Todo en vano. El carlismo se ha reorganizado y ha crecido, y el neísmo ha sufrido un monumental fracaso. Ni ha podido formar el partido nuevo, ni sostener el periódico, ni dar vida a la política. Bandera, periódico y política yacen como despojos yertos de la muerte y como testimonios elocuentes de que los católicos que nacen en España, además de católicos, han de ser españoles…
* * *
Y aquí, en estas últimas palabras, está el secreto de los fracasos del neísmo y de la permanencia de los carlistas.
La bandera de los neos podrá ser bandera católica, pero no es española. Católica y española a la vez, no hay más que una bandera: la de los carlistas. Como católicos, somos de la Iglesia; como españoles, somo de la legitimidad y la Monarquía.
Y la legitimidad y la Monarquía podrán ser más o menos importantes con respecto a la Religión, pero son esenciales con respecto a la patria. Por eso no es bandera española la de los integristas, y por eso han fracasado y fracasarán siempre los conatos de aliar el catolicismo con las instituciones nacidas de la Masonería y del extranjero. El hecho constante, irrefragable, es que con las tales instituciones no han mandado nunca otros gobiernos que los enemigos de la Iglesia.
Y en cuanto a nuestra fe, puesto que somos viejos y aprendimos de nuestros padres a ser cristianos, nuestro cristianismo es el más sólido y el que menos recelos inspira. Aun en este caso están los neos, con respecto a nosotros, como estaban en el siglo XVI los judíos o los moriscos conversos con relación a los cristianos viejos.

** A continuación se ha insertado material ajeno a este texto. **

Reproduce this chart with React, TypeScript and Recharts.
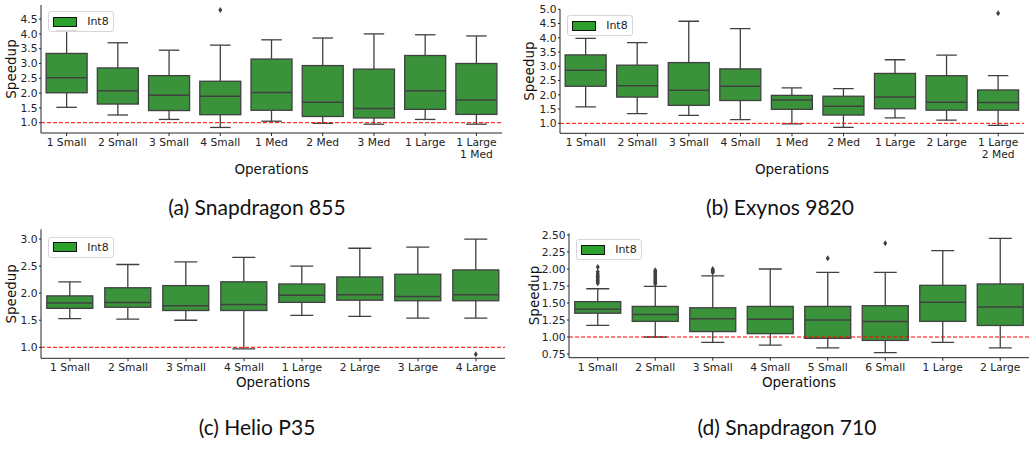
import { ComposedChart, Bar, XAxis, YAxis, ReferenceLine, Legend } from 'recharts';

const BOX_FILL = '#3a923a';
const PATCH_FILL = '#2ca02c';
const LINE = '#404040';
const SPINE = '#262626';
const FONT = '"DejaVu Sans", sans-serif';

// (a) Snapdragon 855
const opsA = ['1 Small', '2 Small', '3 Small', '4 Small', '1 Med', '2 Med', '3 Med', '1 Large', '1 Large\n1 Med'];
const loA = [1.52, 1.26, 1.11, 0.84, 1.05, 0.98, 0.95, 1.11, 0.95];
const q1A = [2.01, 1.63, 1.41, 1.27, 1.42, 1.21, 1.16, 1.45, 1.28];
const medA = [2.52, 2.08, 1.93, 1.89, 2.02, 1.69, 1.48, 2.08, 1.77];
const q3A = [3.34, 2.85, 2.59, 2.4, 3.15, 2.93, 2.81, 3.27, 3.0];
const hiA = [4.11, 3.7, 3.45, 3.62, 3.8, 3.86, 4.0, 3.97, 3.93];
const outA = [[], [], [], [4.81], [], [], [], [], []];
const ticksA = [1.0, 1.5, 2.0, 2.5, 3.0, 3.5, 4.0, 4.5];

// (b) Exynos 9820
const opsB = ['1 Small', '2 Small', '3 Small', '4 Small', '1 Med', '2 Med', '1 Large', '2 Large', '1 Large\n2 Med'];
const loB = [1.58, 1.34, 1.28, 1.13, 0.98, 0.86, 1.19, 1.11, 0.93];
const q1B = [2.3, 1.92, 1.63, 1.8, 1.49, 1.29, 1.51, 1.46, 1.46];
const medB = [2.86, 2.32, 2.16, 2.3, 1.82, 1.6, 1.92, 1.74, 1.73];
const q3B = [3.4, 3.04, 3.13, 2.91, 1.98, 1.95, 2.75, 2.67, 2.17];
const hiB = [3.98, 3.83, 4.58, 4.32, 2.24, 2.22, 3.23, 3.39, 2.67];
const outB = [[], [], [], [], [], [], [], [], [4.86]];
const ticksB = [1.0, 1.5, 2.0, 2.5, 3.0, 3.5, 4.0, 4.5, 5.0];

// (c) Helio P35
const opsC = ['1 Small', '2 Small', '3 Small', '4 Small', '1 Large', '2 Large', '3 Large', '4 Large'];
const loC = [1.53, 1.52, 1.5, 0.97, 1.59, 1.57, 1.54, 1.54];
const q1C = [1.72, 1.74, 1.68, 1.68, 1.83, 1.87, 1.86, 1.86];
const medC = [1.82, 1.83, 1.77, 1.79, 1.96, 1.97, 1.94, 1.97];
const q3C = [1.95, 2.1, 2.14, 2.21, 2.17, 2.3, 2.35, 2.43];
const hiC = [2.21, 2.53, 2.58, 2.66, 2.5, 2.83, 2.85, 3.0];
const outC = [[], [], [], [], [], [], [], [0.87]];
const ticksC = [1.0, 1.5, 2.0, 2.5, 3.0];

// (d) Snapdragon 710
const opsD = ['1 Small', '2 Small', '3 Small', '4 Small', '5 Small', '6 Small', '1 Large', '2 Large'];
const loD = [1.17, 1.0, 0.92, 0.88, 0.84, 0.77, 0.92, 0.84];
const q1D = [1.35, 1.23, 1.08, 1.05, 0.98, 0.95, 1.23, 1.17];
const medD = [1.41, 1.33, 1.27, 1.26, 1.25, 1.23, 1.51, 1.44];
const q3D = [1.52, 1.45, 1.43, 1.45, 1.45, 1.46, 1.76, 1.78];
const hiD = [1.71, 1.745, 1.9, 2.0, 1.95, 1.95, 2.27, 2.45];
const outD = [
  [1.79, 1.81, 1.83, 1.85, 1.87, 1.89, 1.91, 1.93, 1.96, 2.03],
  [1.78, 1.8, 1.82, 1.84, 1.86, 1.88, 1.9, 1.92, 1.94, 1.96, 1.98],
  [1.95, 1.96, 1.97, 1.98, 2.0],
  [],
  [2.16],
  [2.38],
  [],
  [],
];
const ticksD = [0.75, 1.0, 1.25, 1.5, 1.75, 2.0, 2.25, 2.5];

function BoxShape(props: any) {
  const { x, y, width, height, payload } = props;
  if (!payload) return null;
  const top = Math.min(y, y + height);
  const h = Math.abs(height);
  const ppu = h / (payload.q3 - payload.q1);
  const py = (v: number) => top + (payload.q3 - v) * ppu;
  const cx = x + width / 2;
  const capL = x + width / 4;
  const capR = x + (width * 3) / 4;
  return (
    <g>
      <line x1={cx} x2={cx} y1={py(payload.q3)} y2={py(payload.hi)} stroke={LINE} strokeWidth={1.3} />
      <line x1={cx} x2={cx} y1={py(payload.q1)} y2={py(payload.lo)} stroke={LINE} strokeWidth={1.3} />
      <line x1={capL} x2={capR} y1={py(payload.hi)} y2={py(payload.hi)} stroke={LINE} strokeWidth={1.3} />
      <line x1={capL} x2={capR} y1={py(payload.lo)} y2={py(payload.lo)} stroke={LINE} strokeWidth={1.3} />
      <rect x={x} y={top} width={width} height={h} fill={BOX_FILL} stroke={LINE} strokeWidth={1.3} />
      <line x1={x} x2={x + width} y1={py(payload.med)} y2={py(payload.med)} stroke={LINE} strokeWidth={1.5} />
      {payload.out.map((v: number, i: number) => {
        const oy = py(v);
        return (
          <path
            key={i}
            d={`M${cx},${oy - 3} L${cx + 2},${oy} L${cx},${oy + 3} L${cx - 2},${oy} Z`}
            fill={LINE}
          />
        );
      })}
    </g>
  );
}

function OpTick(props: any) {
  const { x, y, payload } = props;
  const lines = String(payload.value).split('\n');
  return (
    <text x={x} y={y} textAnchor="middle" fontFamily={FONT} fontSize={10.7} fill="#222">
      {lines.map((l, i) => (
        <tspan key={i} x={x} dy={i === 0 ? 8 : 12}>
          {l}
        </tspan>
      ))}
    </text>
  );
}

function LegendBox(props: any) {
  const label = props.payload?.[0]?.value ?? 'Int8';
  return (
    <div
      style={{
        display: 'flex',
        alignItems: 'center',
        width: 56,
        height: 19,
        padding: '0 4px',
        border: '1px solid #d6d6d6',
        borderRadius: 3,
        background: 'rgba(255,255,255,0.8)',
      }}
    >
      <span style={{ width: 25, height: 10, background: PATCH_FILL, border: '1px solid #111', boxSizing: 'border-box' }} />
      <span style={{ marginLeft: 10, fontFamily: FONT, fontSize: 11, color: '#222' }}>{label}</span>
    </div>
  );
}

interface PanelProps {
  left: number;
  top: number;
  width: number;
  height: number;
  margin: { top: number; right: number; left: number; bottom: number };
  yWidth: number;
  xHeight: number;
  opOffset: number;
  spOffset: number;
  legendAt: { left: number; top: number };
  domain: [number, number];
  ticks: number[];
  decimals: number;
  topSpine: { stroke: string; strokeWidth: number };
  ops: string[];
  lo: number[];
  q1: number[];
  med: number[];
  q3: number[];
  hi: number[];
  out: number[][];
}

const titleStyle = { fontSize: 13.5, fontFamily: FONT, fill: '#111' };

function Panel(p: PanelProps) {
  const rows = p.ops.map((op, i) => ({
    op,
    box: [p.q1[i], p.q3[i]],
    lo: p.lo[i],
    q1: p.q1[i],
    med: p.med[i],
    q3: p.q3[i],
    hi: p.hi[i],
    out: p.out[i],
  }));
  return (
    <div style={{ position: 'absolute', left: p.left, top: p.top, width: p.width, height: p.height }}>
      <ComposedChart width={p.width} height={p.height} data={rows} margin={p.margin} barCategoryGap="10%">
        <XAxis
          dataKey="op"
          type="category"
          interval={0}
          height={p.xHeight}
          tick={<OpTick />}
          tickSize={3}
          tickMargin={2}
          tickLine={{ stroke: SPINE }}
          axisLine={{ stroke: SPINE }}
          label={{ value: 'Operations', position: 'insideBottom', offset: p.opOffset, style: titleStyle }}
        />
        <XAxis
          xAxisId="top"
          orientation="top"
          dataKey="op"
          type="category"
          height={0}
          tick={false}
          tickLine={false}
          axisLine={p.topSpine}
        />
        <YAxis
          type="number"
          domain={p.domain}
          ticks={p.ticks}
          interval={0}
          allowDataOverflow
          width={p.yWidth}
          tickSize={2}
          tickMargin={1.5}
          tickLine={{ stroke: SPINE }}
          axisLine={{ stroke: SPINE }}
          tickFormatter={(v: number) => v.toFixed(p.decimals)}
          tick={{ fontSize: 10.7, fill: '#222', fontFamily: FONT }}
          label={{
            value: 'Speedup',
            angle: -90,
            position: 'insideLeft',
            offset: p.spOffset,
            style: { ...titleStyle, textAnchor: 'middle' },
          }}
        />
        <YAxis
          yAxisId="right"
          orientation="right"
          type="number"
          domain={p.domain}
          width={0}
          tick={false}
          tickLine={false}
          axisLine={{ stroke: SPINE }}
        />
        <ReferenceLine y={1} stroke="#ff0000" strokeDasharray="4 2" strokeWidth={1} />
        <Bar dataKey="box" name="Int8" shape={<BoxShape />} isAnimationActive={false} />
        <Legend
          layout="horizontal"
          verticalAlign="middle"
          align="center"
          content={<LegendBox />}
          wrapperStyle={{ left: p.legendAt.left, top: p.legendAt.top, width: 'auto', height: 'auto' }}
        />
      </ComposedChart>
    </div>
  );
}

function Caption({ cx, cy, text }: { cx: number; cy: number; text: string }) {
  return (
    <div
      style={{
        position: 'absolute',
        left: cx - 150,
        top: cy - 12,
        width: 300,
        height: 24,
        lineHeight: '24px',
        textAlign: 'center',
        fontFamily: 'Lato, sans-serif',
        fontSize: 21,
        color: '#111',
      }}
    >
      {text}
    </div>
  );
}

export default function App() {
  return (
    <div style={{ position: 'absolute', left: 0, top: 0, width: 1030, height: 449, background: '#fff', overflow: 'hidden' }}>
      <Panel
        left={0}
        top={0}
        width={510}
        height={180}
        margin={{ top: 5, right: 8, left: 0, bottom: 2 }}
        yWidth={41}
        xHeight={45}
        opOffset={4.5}
        spOffset={11}
        legendAt={{ left: 47.7, top: 11 }}
        domain={[0.652, 4.976]}
        ticks={ticksA}
        decimals={1}
        topSpine={{ stroke: '#7a7a7a', strokeWidth: 2.5 }}
        ops={opsA}
        lo={loA}
        q1={q1A}
        med={medA}
        q3={q3A}
        hi={hiA}
        out={outA}
      />
      <Panel
        left={510}
        top={0}
        width={520}
        height={180}
        margin={{ top: 9, right: 6, left: 0, bottom: 1.7 }}
        yWidth={50}
        xHeight={45}
        opOffset={4.8}
        spOffset={19}
        legendAt={{ left: 56.7, top: 15 }}
        domain={[0.65, 5.01]}
        ticks={ticksB}
        decimals={1}
        topSpine={{ stroke: SPINE, strokeWidth: 1 }}
        ops={opsB}
        lo={loB}
        q1={q1B}
        med={medB}
        q3={q3B}
        hi={hiB}
        out={outB}
      />
      <Panel
        left={0}
        top={220}
        width={510}
        height={180}
        margin={{ top: 9.3, right: 5, left: 0, bottom: 0.7 }}
        yWidth={41}
        xHeight={41}
        opOffset={12.5}
        spOffset={11}
        legendAt={{ left: 47.7, top: 16.7 }}
        domain={[0.797, 3.18]}
        ticks={ticksC}
        decimals={1}
        topSpine={{ stroke: '#7a7a7a', strokeWidth: 2.5 }}
        ops={opsC}
        lo={loC}
        q1={q1C}
        med={medC}
        q3={q3C}
        hi={hiC}
        out={outC}
      />
      <Panel
        left={510}
        top={220}
        width={520}
        height={180}
        margin={{ top: 13.3, right: 1, left: 0, bottom: 1.3 }}
        yWidth={59}
        xHeight={41}
        opOffset={11.9}
        spOffset={24}
        legendAt={{ left: 65.7, top: 19 }}
        domain={[0.696, 2.525]}
        ticks={ticksD}
        decimals={2}
        topSpine={{ stroke: SPINE, strokeWidth: 1 }}
        ops={opsD}
        lo={loD}
        q1={q1D}
        med={medD}
        q3={q3D}
        hi={hiD}
        out={outD}
      />
      <Caption cx={257} cy={207} text="(a) Snapdragon 855" />
      <Caption cx={780} cy={207} text="(b) Exynos 9820" />
      <Caption cx={257} cy={427} text="(c) Helio P35" />
      <Caption cx={787} cy={427} text="(d) Snapdragon 710" />
    </div>
  );
}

Pero aparte de la Religión, tienen los carlistas otros grandes ideales que vivirán mientras España viva. Tienen satisfacción para todos los sentimientos honrados y para todas las aspiraciones justas.
Por eso en España no cabe más bandera que la suya, y a la postre han de ver, en torno de ella, de la única bandera católica y española, a todos los hombres de buena voluntad.